Now, the speed round of other things I loved about Displacement. First of all, it's wonderful to see Kiku and her mother learn to discuss their culture and its past together, instead of keeping everything all bottled up inside. Next, I liked that Kiku develops romantic feelings for another girl in the story; it's not a main point of the story, but it's always nice to see even small bits of LGBTQIA+ representation that show readers who wouldn't normally seek out such topics that being LGBTQIA+ is normal. Next, the time-travel aspect of Displacement is actually a pretty important one in the story, and I really liked the explanation in the story for what exactly is going on. Next, as with White Bird, I appreciate the explicit calling out of Donald Trump; talking about intolerance without talking about its primary origin point is simply insincere. Finally, I am completely unable to draw, but if I was able to draw, I would want my art style to be like Kiku Hughes's. As you can see in the (blurry) book preview on this Amazon page, Displacement's art has satisfyingly crisp and clean lines, plenty of expression (both like in Raina Telgemeier's art), and particularly gorgeous colors (tranquil blue-greens, deep reds, dusty tans, etc.). Particular panels almost look like frames from a Pixar movie, which, in my eyes, is a compliment. The style is minimalist yet evocative, and I absolutely love it.

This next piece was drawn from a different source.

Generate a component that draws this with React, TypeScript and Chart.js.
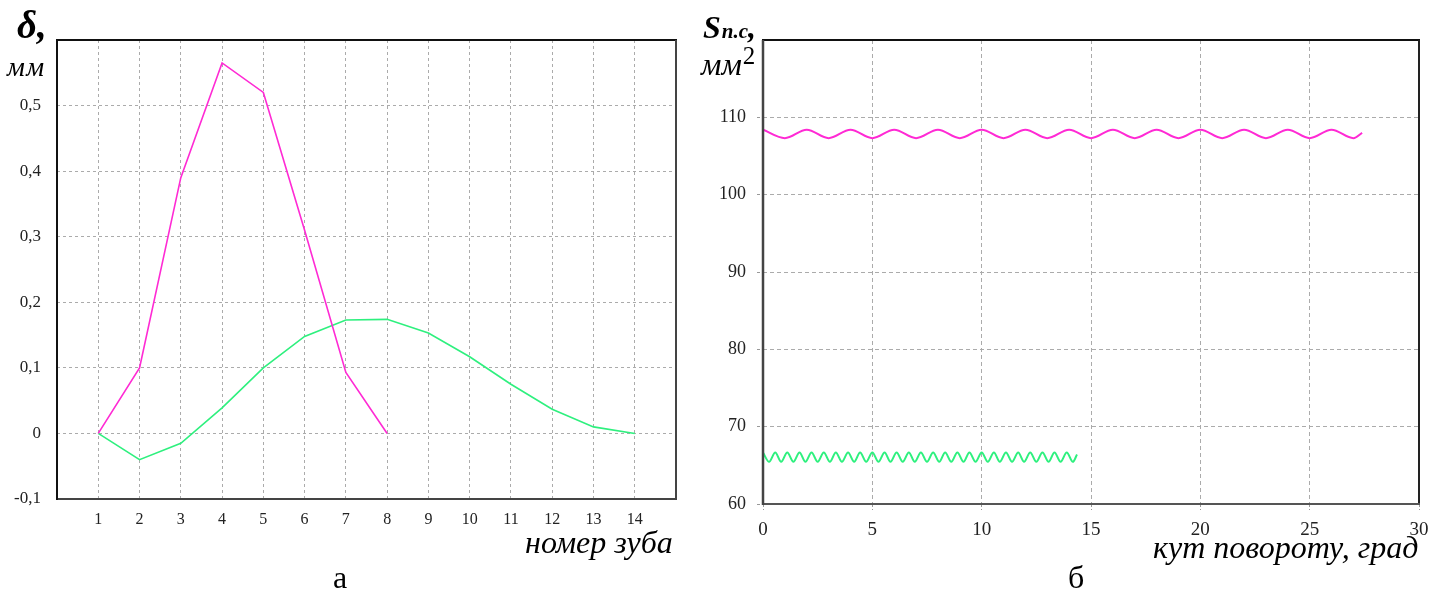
import React, { useEffect, useRef } from 'react';
import { Chart, registerables } from 'chart.js';
Chart.register(...registerables);

// ---- Left chart (а): deflection δ, мм vs tooth number ----
const toothNumbers = [1, 2, 3, 4, 5, 6, 7, 8, 9, 10, 11, 12, 13, 14];
const deltaTicks = [-0.1, 0, 0.1, 0.2, 0.3, 0.4, 0.5];
const deltaMagentaTeeth = [1, 2, 3, 4, 5, 6, 7, 8];
const deltaMagenta = [0, 0.1, 0.39, 0.565, 0.52, 0.31, 0.093, 0];
const deltaGreen = [0, -0.04, -0.015, 0.039, 0.1, 0.148, 0.173, 0.174, 0.153, 0.117, 0.075, 0.037, 0.01, 0];

// ---- Right chart (б): S n.c, мм² vs rotation angle ----
const angleTicks = [0, 5, 10, 15, 20, 25, 30];
const areaTicks = [60, 70, 80, 90, 100, 110];
const magentaAngles = [0, 1, 2, 3, 4, 5, 6, 7, 8, 9, 10, 11, 12, 13, 14, 15, 16, 17, 18, 19, 20, 21, 22, 23, 24, 25, 26, 27, 27.4];
const magentaArea = [
  108.4, 107.3, 108.4, 107.3, 108.4, 107.3, 108.4, 107.3, 108.4, 107.3,
  108.4, 107.3, 108.4, 107.3, 108.4, 107.3, 108.4, 107.3, 108.4, 107.3,
  108.4, 107.3, 108.4, 107.3, 108.4, 107.3, 108.4, 107.3, 108.0,
];
const greenAngles = [
  0, 0.28, 0.56, 0.83, 1.11, 1.39, 1.67, 1.94, 2.22, 2.5,
  2.78, 3.06, 3.33, 3.61, 3.89, 4.17, 4.44, 4.72, 5.0, 5.28,
  5.56, 5.83, 6.11, 6.39, 6.67, 6.94, 7.22, 7.5, 7.78, 8.06,
  8.33, 8.61, 8.89, 9.17, 9.44, 9.72, 10.0, 10.28, 10.56, 10.83,
  11.11, 11.39, 11.67, 11.94, 12.22, 12.5, 12.78, 13.06, 13.33, 13.61,
  13.89, 14.17, 14.36,
];
const greenArea = [
  66.65, 65.45, 66.65, 65.45, 66.65, 65.45, 66.65, 65.45, 66.65, 65.45,
  66.65, 65.45, 66.65, 65.45, 66.65, 65.45, 66.65, 65.45, 66.65, 65.45,
  66.65, 65.45, 66.65, 65.45, 66.65, 65.45, 66.65, 65.45, 66.65, 65.45,
  66.65, 65.45, 66.65, 65.45, 66.65, 65.45, 66.65, 65.45, 66.65, 65.45,
  66.65, 65.45, 66.65, 65.45, 66.65, 65.45, 66.65, 65.45, 66.65, 65.45,
  66.65, 65.45, 66.4,
];

const MAGENTA = '#ff2ad4';
const GREEN = '#2ef07e';
const GRID = '#ababab';
const SERIF = "'Liberation Serif', 'Times New Roman', serif";

const framePlugin = {
  id: 'frame',
  afterDraw(chart: any, _args: any, opts: any) {
    const { ctx, chartArea: a } = chart;
    const side = (color: string, w: number, x1: number, y1: number, x2: number, y2: number) => {
      ctx.save();
      ctx.strokeStyle = color;
      ctx.lineWidth = w;
      ctx.setLineDash([]);
      ctx.beginPath();
      ctx.moveTo(x1, y1);
      ctx.lineTo(x2, y2);
      ctx.stroke();
      ctx.restore();
    };
    side(opts.top, 2, a.left - 1, a.top, a.right + 1, a.top);
    side(opts.right, 2, a.right, a.top, a.right, a.bottom + 1);
    side(opts.bottom, 2, a.left - 1, a.bottom, a.right + 1, a.bottom);
    side(opts.left, opts.leftWidth || 2, a.left, a.top, a.left, a.bottom + 1);
  },
};

function useChart(ref: React.RefObject<HTMLCanvasElement>, make: (c: HTMLCanvasElement) => Chart) {
  useEffect(() => {
    if (!ref.current) return;
    const ch = make(ref.current);
    return () => ch.destroy();
  }, []);
}

const fmt = (v: any) => String(v).replace('.', ',');

function LeftChart() {
  const ref = useRef<HTMLCanvasElement>(null);
  useChart(ref, (c) =>
    new Chart(c, {
      type: 'line',
      data: {
        datasets: [
          {
            data: deltaMagentaTeeth.map((x, i) => ({ x, y: deltaMagenta[i] })),
            borderColor: MAGENTA,
            borderWidth: 1.6,
            pointRadius: 0,
            tension: 0,
            fill: false,
          },
          {
            data: toothNumbers.map((x, i) => ({ x, y: deltaGreen[i] })),
            borderColor: GREEN,
            borderWidth: 1.6,
            pointRadius: 0,
            tension: 0,
            fill: false,
          },
        ],
      },
      plugins: [framePlugin],
      options: {
        animation: false,
        responsive: false,
        maintainAspectRatio: false,
        devicePixelRatio: 1,
        layout: { padding: { top: 40, right: 24, left: 0, bottom: 0 } },
        plugins: {
          legend: { display: false },
          tooltip: { enabled: false },
          frame: { top: '#111', right: '#444', bottom: '#444', left: '#111' },
        } as any,
        scales: {
          x: {
            type: 'linear',
            min: 0,
            max: 15,
            afterBuildTicks: (s: any) => {
              s.ticks = toothNumbers.map((v) => ({ value: v }));
            },
            afterFit: (s: any) => {
              s.height = 93;
            },
            grid: { color: GRID, lineWidth: 1, drawTicks: false },
            border: { display: false, dash: [3, 3] },
            ticks: {
              autoSkip: false,
              maxRotation: 0,
              padding: 11,
              color: '#222',
              font: { family: SERIF, size: 16 },
              callback: fmt,
            },
          },
          y: {
            type: 'linear',
            min: -0.1,
            max: 0.6,
            afterBuildTicks: (s: any) => {
              s.ticks = deltaTicks.map((v) => ({ value: v }));
            },
            afterFit: (s: any) => {
              s.width = 57;
            },
            grid: { color: GRID, lineWidth: 1, drawTicks: false },
            border: { display: false, dash: [3, 3] },
            ticks: {
              autoSkip: false,
              padding: 16,
              color: '#222',
              font: { family: SERIF, size: 17 },
              callback: fmt,
            },
          },
        },
      },
    } as any)
  );
  return <canvas ref={ref} width={700} height={592} style={{ position: 'absolute', left: 0, top: 0, width: 700, height: 592 }} />;
}

function RightChart() {
  const ref = useRef<HTMLCanvasElement>(null);
  useChart(ref, (c) =>
    new Chart(c, {
      type: 'line',
      data: {
        datasets: [
          {
            data: magentaAngles.map((x, i) => ({ x, y: magentaArea[i] })),
            borderColor: MAGENTA,
            borderWidth: 2,
            pointRadius: 0,
            cubicInterpolationMode: 'monotone',
            fill: false,
          },
          {
            data: greenAngles.map((x, i) => ({ x, y: greenArea[i] })),
            borderColor: GREEN,
            borderWidth: 2,
            pointRadius: 0,
            cubicInterpolationMode: 'monotone',
            fill: false,
          },
        ],
      },
      plugins: [framePlugin],
      options: {
        animation: false,
        responsive: false,
        maintainAspectRatio: false,
        devicePixelRatio: 1,
        layout: { padding: { top: 40, right: 26, left: 0, bottom: 0 } },
        plugins: {
          legend: { display: false },
          tooltip: { enabled: false },
          frame: { top: '#111', right: '#222', bottom: '#555', left: '#444', leftWidth: 2.5 },
        } as any,
        scales: {
          x: {
            type: 'linear',
            min: 0,
            max: 30,
            afterBuildTicks: (s: any) => {
              s.ticks = angleTicks.map((v) => ({ value: v }));
            },
            afterFit: (s: any) => {
              s.height = 88;
            },
            grid: { color: GRID, lineWidth: 1, drawTicks: true, tickLength: 6, tickColor: '#999', tickBorderDash: [3, 2] },
            border: { display: false, dash: [4, 3] },
            ticks: {
              autoSkip: false,
              maxRotation: 0,
              padding: 9,
              color: '#222',
              font: { family: SERIF, size: 19 },
            },
          },
          y: {
            type: 'linear',
            min: 60,
            max: 120,
            afterBuildTicks: (s: any) => {
              s.ticks = areaTicks.map((v) => ({ value: v }));
            },
            afterFit: (s: any) => {
              s.width = 63;
            },
            grid: { color: GRID, lineWidth: 1, drawTicks: true, tickLength: 6, tickColor: '#999', tickBorderDash: [3, 2] },
            border: { display: false, dash: [4, 3] },
            ticks: {
              autoSkip: false,
              padding: 11,
              color: '#222',
              font: { family: SERIF, size: 18 },
            },
          },
        },
      },
    } as any)
  );
  return <canvas ref={ref} width={745} height={592} style={{ position: 'absolute', left: 700, top: 0, width: 745, height: 592 }} />;
}

const txt = (extra: React.CSSProperties): React.CSSProperties => ({
  position: 'absolute',
  fontFamily: SERIF,
  lineHeight: 1,
  color: '#000',
  whiteSpace: 'nowrap',
  margin: 0,
  ...extra,
});

export default function App() {
  return (
    <div style={{ position: 'fixed', left: 0, top: 0, width: 1445, height: 592, background: '#fff', overflow: 'hidden' }}>
      <LeftChart />
      <RightChart />
      {/* left chart labels */}
      <div style={txt({ left: 17, top: 5, fontSize: 39, fontWeight: 'bold', fontStyle: 'italic' })}>δ,</div>
      <div style={txt({ left: 7, top: 53, fontSize: 28, fontStyle: 'italic', letterSpacing: 1.5 })}>мм</div>
      <div style={txt({ left: 525, top: 526, fontSize: 32, fontStyle: 'italic' })}>номер зуба</div>
      <div style={txt({ left: 333, top: 561, fontSize: 32 })}>а</div>
      {/* right chart labels */}
      <div style={txt({ left: 703, top: 11, fontSize: 32, fontWeight: 'bold', fontStyle: 'italic' })}>
        <span style={{ fontSize: 32, letterSpacing: 1 }}>S</span>
        <span style={{ fontSize: 21 }}>n.c</span>
        <span style={{ fontSize: 32 }}>,</span>
      </div>
      <div style={txt({ left: 701, top: 48, fontSize: 32, fontStyle: 'italic' })}>
        мм<span style={{ fontStyle: 'normal', fontSize: 25, position: 'relative', top: -11, marginLeft: 1 }}>2</span>
      </div>
      <div style={txt({ left: 1153, top: 531, fontSize: 32, fontStyle: 'italic' })}>кут повороту, град</div>
      <div style={txt({ left: 1068, top: 561, fontSize: 32 })}>б</div>
    </div>
  );
}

If you've read my reviews of the books I link above, you might think I sound like a broken record here. And, in some ways, I am. Displacement is just the latest of many fictional works that have substantially broadened my understanding of the real world, in ways that the books I used to tend to read did not. But Displacement also has its own value, its own merit, its own beauty in comparison to those books. Displacement does what graphic novels do best (but only if they can pull it off); it pulls you into a world, it sticks you in the protagonist's shoes, it forces you to see every facet of life and reality contained within its pages. You will learn from Displacement, you will see the beauty of Displacement, and, if you're anything like me, you will be reviewing Displacement on your own blog in a few weeks, saying exactly what I feel: "This book is so good!"